[SUPPLIED DATA]:
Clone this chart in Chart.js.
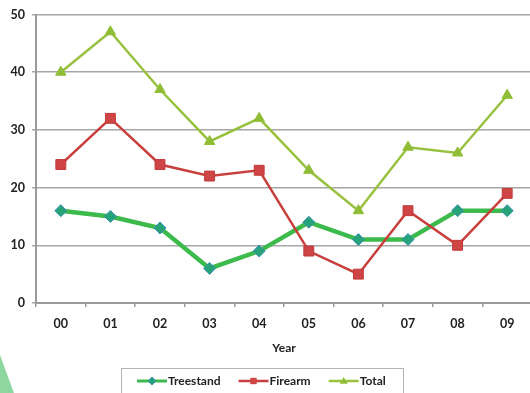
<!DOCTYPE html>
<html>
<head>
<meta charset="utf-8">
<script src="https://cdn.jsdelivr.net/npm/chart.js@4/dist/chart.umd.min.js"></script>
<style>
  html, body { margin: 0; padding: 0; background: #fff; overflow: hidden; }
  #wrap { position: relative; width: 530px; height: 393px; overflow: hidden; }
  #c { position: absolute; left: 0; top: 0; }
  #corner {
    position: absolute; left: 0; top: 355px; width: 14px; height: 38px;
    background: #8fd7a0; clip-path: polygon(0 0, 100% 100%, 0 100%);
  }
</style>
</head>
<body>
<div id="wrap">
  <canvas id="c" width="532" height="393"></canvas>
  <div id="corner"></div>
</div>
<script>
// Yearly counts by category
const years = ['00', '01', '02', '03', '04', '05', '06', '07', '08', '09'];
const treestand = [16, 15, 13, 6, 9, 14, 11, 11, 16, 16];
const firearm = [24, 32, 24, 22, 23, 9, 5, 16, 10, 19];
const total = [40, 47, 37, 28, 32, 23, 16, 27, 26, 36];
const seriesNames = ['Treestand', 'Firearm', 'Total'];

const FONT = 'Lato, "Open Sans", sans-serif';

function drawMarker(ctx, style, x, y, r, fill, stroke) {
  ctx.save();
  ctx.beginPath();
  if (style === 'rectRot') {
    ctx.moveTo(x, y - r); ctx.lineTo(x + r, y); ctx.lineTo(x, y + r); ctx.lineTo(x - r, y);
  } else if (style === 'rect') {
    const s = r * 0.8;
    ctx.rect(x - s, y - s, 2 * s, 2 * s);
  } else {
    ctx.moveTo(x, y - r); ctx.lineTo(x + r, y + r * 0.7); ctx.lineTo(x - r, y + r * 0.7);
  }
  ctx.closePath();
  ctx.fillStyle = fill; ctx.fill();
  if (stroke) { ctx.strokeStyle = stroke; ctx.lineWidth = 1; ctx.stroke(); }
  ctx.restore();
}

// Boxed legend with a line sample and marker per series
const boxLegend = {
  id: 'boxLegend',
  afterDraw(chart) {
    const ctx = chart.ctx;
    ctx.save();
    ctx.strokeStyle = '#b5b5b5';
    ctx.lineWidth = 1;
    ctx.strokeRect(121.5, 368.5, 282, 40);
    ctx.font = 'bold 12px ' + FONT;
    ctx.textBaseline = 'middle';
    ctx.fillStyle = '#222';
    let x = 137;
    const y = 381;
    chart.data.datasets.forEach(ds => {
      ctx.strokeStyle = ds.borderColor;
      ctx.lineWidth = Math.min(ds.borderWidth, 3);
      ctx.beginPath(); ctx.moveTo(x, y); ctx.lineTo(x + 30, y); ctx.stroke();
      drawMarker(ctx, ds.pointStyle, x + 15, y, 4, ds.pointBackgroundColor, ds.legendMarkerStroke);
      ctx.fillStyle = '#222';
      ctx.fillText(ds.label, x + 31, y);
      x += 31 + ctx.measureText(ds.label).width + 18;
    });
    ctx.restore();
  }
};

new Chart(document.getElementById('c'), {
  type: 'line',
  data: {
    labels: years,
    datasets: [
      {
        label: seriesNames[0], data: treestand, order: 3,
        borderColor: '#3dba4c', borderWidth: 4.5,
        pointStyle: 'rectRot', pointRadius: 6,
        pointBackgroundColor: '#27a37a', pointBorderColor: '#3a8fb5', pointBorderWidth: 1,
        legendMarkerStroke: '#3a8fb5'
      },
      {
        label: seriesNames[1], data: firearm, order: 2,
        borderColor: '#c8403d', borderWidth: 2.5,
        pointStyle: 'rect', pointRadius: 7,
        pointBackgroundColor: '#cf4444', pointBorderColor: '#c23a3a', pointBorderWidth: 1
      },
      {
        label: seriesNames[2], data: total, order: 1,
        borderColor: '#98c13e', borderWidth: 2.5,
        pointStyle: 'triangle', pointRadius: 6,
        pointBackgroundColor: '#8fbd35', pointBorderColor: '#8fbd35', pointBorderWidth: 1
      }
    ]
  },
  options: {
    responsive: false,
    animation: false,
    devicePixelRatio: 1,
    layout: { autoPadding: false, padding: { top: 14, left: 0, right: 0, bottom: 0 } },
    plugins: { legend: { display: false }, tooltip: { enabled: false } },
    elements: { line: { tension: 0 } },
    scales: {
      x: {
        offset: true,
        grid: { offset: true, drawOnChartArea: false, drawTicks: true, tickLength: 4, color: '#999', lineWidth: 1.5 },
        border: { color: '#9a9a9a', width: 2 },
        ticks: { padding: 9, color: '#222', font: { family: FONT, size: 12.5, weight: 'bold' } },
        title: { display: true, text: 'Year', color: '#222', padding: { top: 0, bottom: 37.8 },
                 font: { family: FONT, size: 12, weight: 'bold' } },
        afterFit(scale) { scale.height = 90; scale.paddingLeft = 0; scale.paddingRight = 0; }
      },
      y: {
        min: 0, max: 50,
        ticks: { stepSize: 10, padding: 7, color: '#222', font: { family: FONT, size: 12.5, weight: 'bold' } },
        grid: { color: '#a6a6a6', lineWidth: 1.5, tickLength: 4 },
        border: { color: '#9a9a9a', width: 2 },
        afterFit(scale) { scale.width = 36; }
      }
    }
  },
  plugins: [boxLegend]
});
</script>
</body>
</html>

[YOUR INSTRUCTIONS]: From start to finish, output the listing exactly, but omit its pictures.

[RESULT]:
Clone this chart in Chart.js.
<!DOCTYPE html>
<html>
<head>
<meta charset="utf-8">
<script src="https://cdn.jsdelivr.net/npm/chart.js@4/dist/chart.umd.min.js"></script>
<style>
  html, body { margin: 0; padding: 0; background: #fff; overflow: hidden; }
  #wrap { position: relative; width: 530px; height: 393px; overflow: hidden; }
  #c { position: absolute; left: 0; top: 0; }
  #corner {
    position: absolute; left: 0; top: 355px; width: 14px; height: 38px;
    background: #8fd7a0; clip-path: polygon(0 0, 100% 100%, 0 100%);
  }
</style>
</head>
<body>
<div id="wrap">
  <canvas id="c" width="532" height="393"></canvas>
  <div id="corner"></div>
</div>
<script>
// Yearly counts by category
const years = ['00', '01', '02', '03', '04', '05', '06', '07', '08', '09'];
const treestand = [16, 15, 13, 6, 9, 14, 11, 11, 16, 16];
const firearm = [24, 32, 24, 22, 23, 9, 5, 16, 10, 19];
const total = [40, 47, 37, 28, 32, 23, 16, 27, 26, 36];
const seriesNames = ['Treestand', 'Firearm', 'Total'];

const FONT = 'Lato, "Open Sans", sans-serif';

function drawMarker(ctx, style, x, y, r, fill, stroke) {
  ctx.save();
  ctx.beginPath();
  if (style === 'rectRot') {
    ctx.moveTo(x, y - r); ctx.lineTo(x + r, y); ctx.lineTo(x, y + r); ctx.lineTo(x - r, y);
  } else if (style === 'rect') {
    const s = r * 0.8;
    ctx.rect(x - s, y - s, 2 * s, 2 * s);
  } else {
    ctx.moveTo(x, y - r); ctx.lineTo(x + r, y + r * 0.7); ctx.lineTo(x - r, y + r * 0.7);
  }
  ctx.closePath();
  ctx.fillStyle = fill; ctx.fill();
  if (stroke) { ctx.strokeStyle = stroke; ctx.lineWidth = 1; ctx.stroke(); }
  ctx.restore();
}

// Boxed legend with a line sample and marker per series
const boxLegend = {
  id: 'boxLegend',
  afterDraw(chart) {
    const ctx = chart.ctx;
    ctx.save();
    ctx.strokeStyle = '#b5b5b5';
    ctx.lineWidth = 1;
    ctx.strokeRect(121.5, 368.5, 282, 40);
    ctx.font = 'bold 12px ' + FONT;
    ctx.textBaseline = 'middle';
    ctx.fillStyle = '#222';
    let x = 137;
    const y = 381;
    chart.data.datasets.forEach(ds => {
      ctx.strokeStyle = ds.borderColor;
      ctx.lineWidth = Math.min(ds.borderWidth, 3);
      ctx.beginPath(); ctx.moveTo(x, y); ctx.lineTo(x + 30, y); ctx.stroke();
      drawMarker(ctx, ds.pointStyle, x + 15, y, 4, ds.pointBackgroundColor, ds.legendMarkerStroke);
      ctx.fillStyle = '#222';
      ctx.fillText(ds.label, x + 31, y);
      x += 31 + ctx.measureText(ds.label).width + 18;
    });
    ctx.restore();
  }
};

new Chart(document.getElementById('c'), {
  type: 'line',
  data: {
    labels: years,
    datasets: [
      {
        label: seriesNames[0], data: treestand, order: 3,
        borderColor: '#3dba4c', borderWidth: 4.5,
        pointStyle: 'rectRot', pointRadius: 6,
        pointBackgroundColor: '#27a37a', pointBorderColor: '#3a8fb5', pointBorderWidth: 1,
        legendMarkerStroke: '#3a8fb5'
      },
      {
        label: seriesNames[1], data: firearm, order: 2,
        borderColor: '#c8403d', borderWidth: 2.5,
        pointStyle: 'rect', pointRadius: 7,
        pointBackgroundColor: '#cf4444', pointBorderColor: '#c23a3a', pointBorderWidth: 1
      },
      {
        label: seriesNames[2], data: total, order: 1,
        borderColor: '#98c13e', borderWidth: 2.5,
        pointStyle: 'triangle', pointRadius: 6,
        pointBackgroundColor: '#8fbd35', pointBorderColor: '#8fbd35', pointBorderWidth: 1
      }
    ]
  },
  options: {
    responsive: false,
    animation: false,
    devicePixelRatio: 1,
    layout: { autoPadding: false, padding: { top: 14, left: 0, right: 0, bottom: 0 } },
    plugins: { legend: { display: false }, tooltip: { enabled: false } },
    elements: { line: { tension: 0 } },
    scales: {
      x: {
        offset: true,
        grid: { offset: true, drawOnChartArea: false, drawTicks: true, tickLength: 4, color: '#999', lineWidth: 1.5 },
        border: { color: '#9a9a9a', width: 2 },
        ticks: { padding: 9, color: '#222', font: { family: FONT, size: 12.5, weight: 'bold' } },
        title: { display: true, text: 'Year', color: '#222', padding: { top: 0, bottom: 37.8 },
                 font: { family: FONT, size: 12, weight: 'bold' } },
        afterFit(scale) { scale.height = 90; scale.paddingLeft = 0; scale.paddingRight = 0; }
      },
      y: {
        min: 0, max: 50,
        ticks: { stepSize: 10, padding: 7, color: '#222', font: { family: FONT, size: 12.5, weight: 'bold' } },
        grid: { color: '#a6a6a6', lineWidth: 1.5, tickLength: 4 },
        border: { color: '#9a9a9a', width: 2 },
        afterFit(scale) { scale.width = 36; }
      }
    }
  },
  plugins: [boxLegend]
});
</script>
</body>
</html>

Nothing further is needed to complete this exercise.